╭──
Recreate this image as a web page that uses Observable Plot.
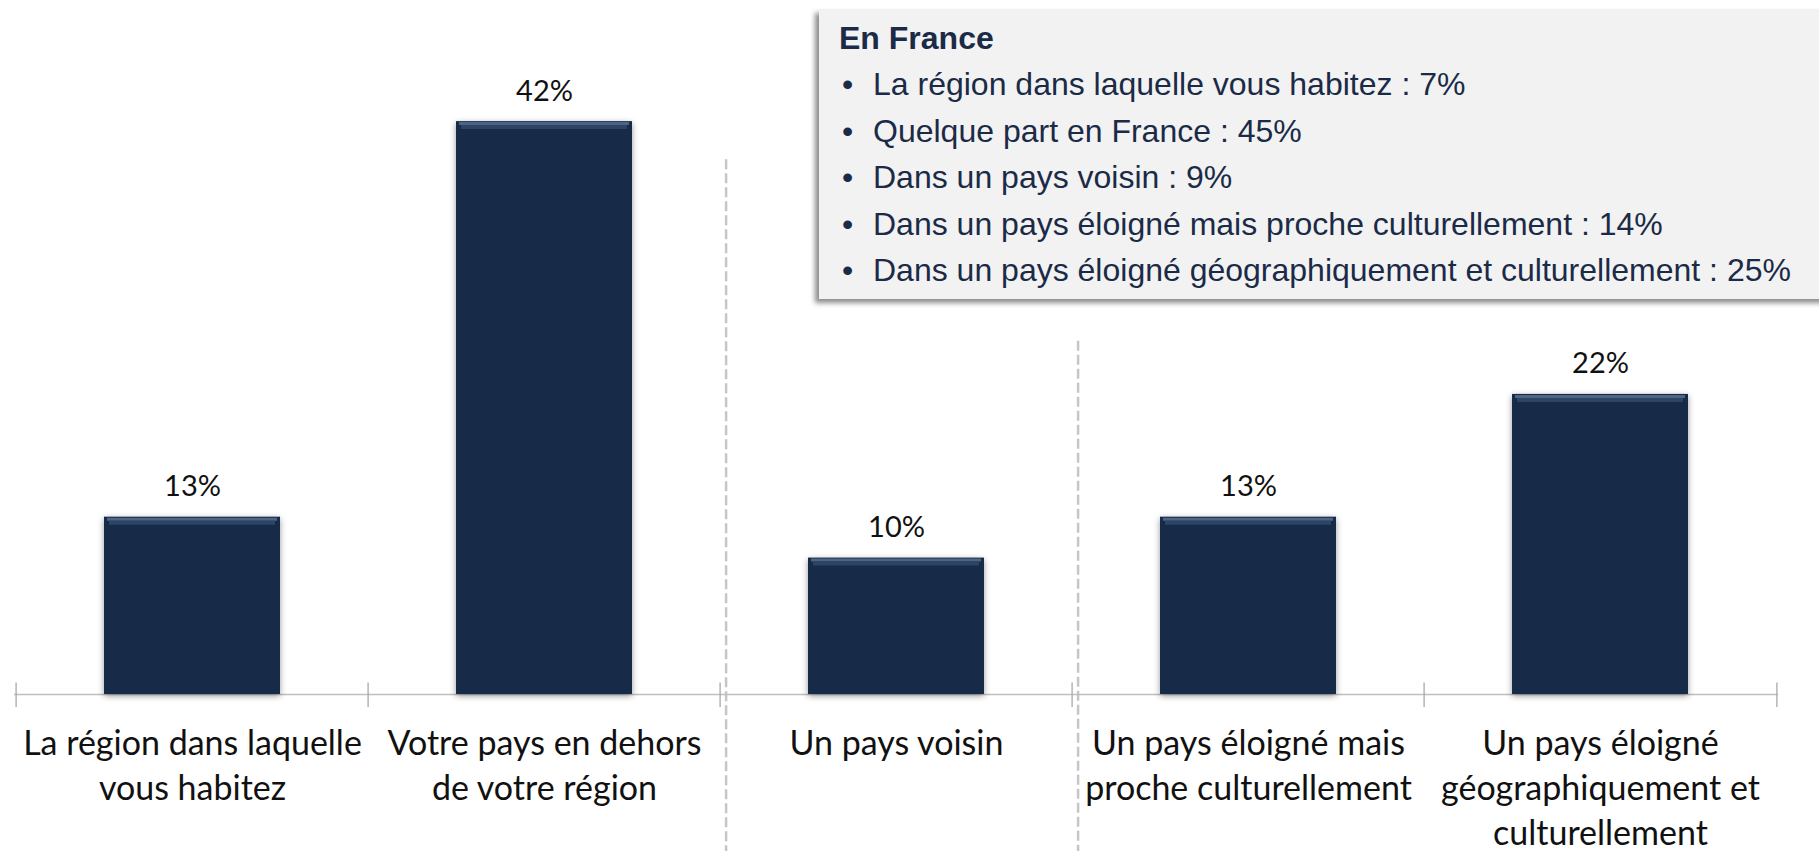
<!DOCTYPE html>
<html>
<head>
<meta charset="utf-8">
<script src="https://cdn.jsdelivr.net/npm/d3@7"></script>
<script src="https://cdn.jsdelivr.net/npm/@observablehq/plot@0.6"></script>
<style>
  html, body { margin: 0; padding: 0; background: #ffffff; }
  #wrap { position: relative; width: 1819px; height: 851px; overflow: hidden; }
  #legend {
    position: absolute; left: 819px; top: 9px; width: 1010px; height: 290px;
    background: #f2f2f2; box-shadow: -4px 4px 5px rgba(0,0,0,0.45);
    font-family: "Liberation Sans", Arial, sans-serif; color: #1b2b47;
    font-size: 32px; line-height: 46.4px; padding-top: 6px; box-sizing: border-box;
  }
  #legend .title { font-weight: bold; padding-left: 20px; }
  #legend .item { position: relative; padding-left: 54px; white-space: nowrap; }
  #legend .item .dot { position: absolute; left: 23px; }
</style>
</head>
<body>
<div id="wrap">
  <div id="chart"></div>
  <div id="legend"></div>
</div>
<script>
// ---- data ----
const categories = [
  "La région dans laquelle vous habitez",
  "Votre pays en dehors de votre région",
  "Un pays voisin",
  "Un pays éloigné mais proche culturellement",
  "Un pays éloigné géographiquement et culturellement"
];
const categoryLabels = [
  "La région dans laquelle\nvous habitez",
  "Votre pays en dehors\nde votre région",
  "Un pays voisin",
  "Un pays éloigné mais\nproche culturellement",
  "Un pays éloigné\ngéographiquement et\nculturellement"
];
const values = [13, 42, 10, 13, 22];

const franceTitle = "En France";
const franceLabels = [
  "La région dans laquelle vous habitez",
  "Quelque part en France",
  "Dans un pays voisin",
  "Dans un pays éloigné mais proche culturellement",
  "Dans un pays éloigné géographiquement et culturellement"
];
const franceValues = [7, 45, 9, 14, 25];

// dashed separators placed before these categories, with their top in % units
const separatorBefore = ["Un pays voisin", "Un pays éloigné mais proche culturellement"];
const separatorTop = [39.2, 25.9];

// ---- build ----
const data = categories.map((c, i) => ({cat: c, label: categoryLabels[i], value: values[i]}));
const seps = separatorBefore.map((c, i) => ({cat: c, top: separatorTop[i]}));

const W = 1819, H = 851, mL = 14, mR = 41, mT = 12, mB = 157;
const step = (W - mL - mR) / categories.length;
const catFont = 34, catLH = 1.332;

const chart = Plot.plot({
  width: W, height: H,
  marginLeft: mL, marginRight: mR, marginTop: mT, marginBottom: mB,
  style: {fontFamily: "Lato, sans-serif", background: "transparent", overflow: "visible"},
  x: {domain: categories, paddingInner: 0.5, paddingOuter: 0.25, axis: null},
  y: {domain: [0, 50], axis: null},
  marks: [
    // dashed separators
    Plot.ruleX(seps, {x: "cat", dx: -step / 2 + 6, y1: "top", y2: -12, stroke: "#c6c6c6", strokeWidth: 2.5, strokeDasharray: "10,4"}),
    // baseline axis
    Plot.ruleY([0], {stroke: "#bfbfbf", strokeWidth: 1.5}),
    // category boundary ticks
    Plot.ruleX(categories, {x: d => d, dx: -step / 2, y1: -0.95, y2: 0.85, stroke: "#a8a8a8", strokeWidth: 1.3}),
    Plot.ruleX(categories.slice(-1), {x: d => d, dx: step / 2, y1: -0.95, y2: 0.85, stroke: "#a8a8a8", strokeWidth: 1.3}),
    // bars
    Plot.barY(data, {x: "cat", y: "value", fill: "#172a48", className: "bars"}),
    // bevel highlight at top of bars
    Plot.tickY(data, {x: "cat", y: "value", dy: 2, stroke: "#4d6585", strokeWidth: 3, inset: 3}),
    Plot.tickY(data, {x: "cat", y: "value", dy: 5.5, stroke: "#2e4464", strokeWidth: 4, inset: 5}),
    // value labels
    Plot.text(data, {x: "cat", y: "value", text: d => d.value + "%", dy: -21, lineAnchor: "bottom", fontSize: 29, fill: "#111111"}),
    // category labels
    Plot.text(data, {x: "cat", y: 0, text: "label", lineAnchor: "top", fontSize: catFont, lineHeight: catLH, dy: 60 - 0.71 * catLH * catFont, fill: "#111111"})
  ]
});
chart.querySelectorAll("g.bars, g[aria-label='bar']").forEach(g => g.style.filter = "drop-shadow(0px 2px 3px rgba(0,0,0,0.4))");
document.getElementById("chart").appendChild(chart);

// legend box
const legend = document.getElementById("legend");
const t = document.createElement("div");
t.className = "title"; t.textContent = franceTitle;
legend.appendChild(t);
franceLabels.forEach((l, i) => {
  const d = document.createElement("div");
  d.className = "item";
  d.innerHTML = `<span class="dot">•</span>`;
  d.appendChild(document.createTextNode(`${l} : ${franceValues[i]}%`));
  legend.appendChild(d);
});
</script>
</body>
</html>
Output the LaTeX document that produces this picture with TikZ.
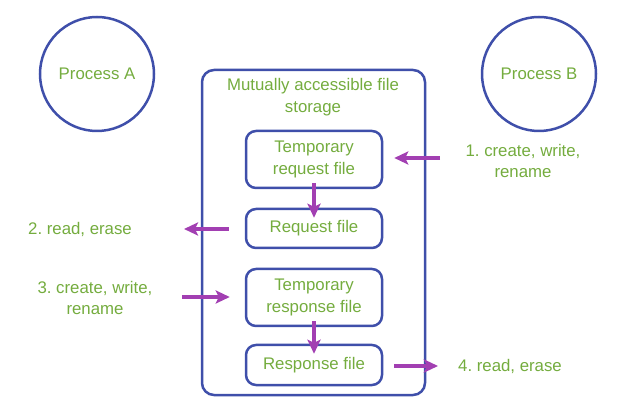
\documentclass[tikz,border=0pt]{standalone}
\usepackage{fontspec}
\setmainfont{Liberation Sans}
\frenchspacing
\usetikzlibrary{arrows.meta}
\definecolor{boxblue}{HTML}{3F4FAA}
\definecolor{txtgreen}{HTML}{74AC3E}
\definecolor{arrpurple}{HTML}{A23FB2}
\begin{document}
\begin{tikzpicture}[x=1pt,y=1pt,
    every node/.style={font=\fontsize{16.8}{21.5}\selectfont, text=txtgreen, align=center},
    proc/.style={draw=boxblue, line width=2.5pt, circle, minimum size=114pt},
    filebox/.style={draw=boxblue, line width=2.5pt, rounded corners=10pt, minimum width=136pt},
    flow/.style={draw=arrpurple, line width=4.5pt, -{Stealth[length=14pt,width=13pt,inset=3pt]}}]
    \useasboundingbox (0,0) rectangle (620,401);

    \node[proc](procA)at(97,327){Process A};
    \node[proc](procB)at(539,327){Process B};

    % shared storage
    \node[draw=boxblue, line width=2.5pt, rounded corners=12pt, minimum width=223pt, minimum height=325pt](store)at(313.5,168.5){};
    \node(title)at(313,304){Mutually accessible file\\storage};

    \node[filebox, minimum height=57pt](treq)at(314,241.5){Temporary\\request file};
    \node[filebox, minimum height=39pt](req)at(314,172.5){Request file};
    \node[filebox, minimum height=57pt](tresp)at(314,103.5){Temporary\\response file};
    \node[filebox, minimum height=40pt](resp)at(314,36){Response file};

    \node(l1)at(523,240){1. create, write,\\rename};
    \node(l2)at(80,172){2. read, erase};
    \node(l3)at(95,103){3. create, write,\\rename};
    \node(l4)at(510,35){4. read, erase};

    \coordinate(a1)at(440,243);
    \coordinate(a2)at(184,172);
    \coordinate(a3)at(182,104);
    \coordinate(a4)at(438,35);

    \draw[flow] (a1) -- ([xshift=11pt]treq.east |- a1);
    \draw[flow,shorten <=-6pt,shorten >=-10pt] (treq.south) -- (req.north);
    \draw[flow] ([xshift=-16pt]req.west |- a2) -- (a2);
    \draw[flow] (a3) -- ([xshift=-15pt]tresp.west |- a3);
    \draw[flow,shorten <=-6pt,shorten >=-10pt] (tresp.south) -- (resp.north);
    \draw[flow] ([xshift=11pt]resp.east |- a4) -- (a4);
  \end{tikzpicture}
\end{document}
╰──
OBJECTIVE: Identify and extract each line of the listing that contains "this".

EXERCISE ANSWER:
Recreate this image as a web page that uses Observable Plot.
Output the LaTeX document that produces this picture with TikZ.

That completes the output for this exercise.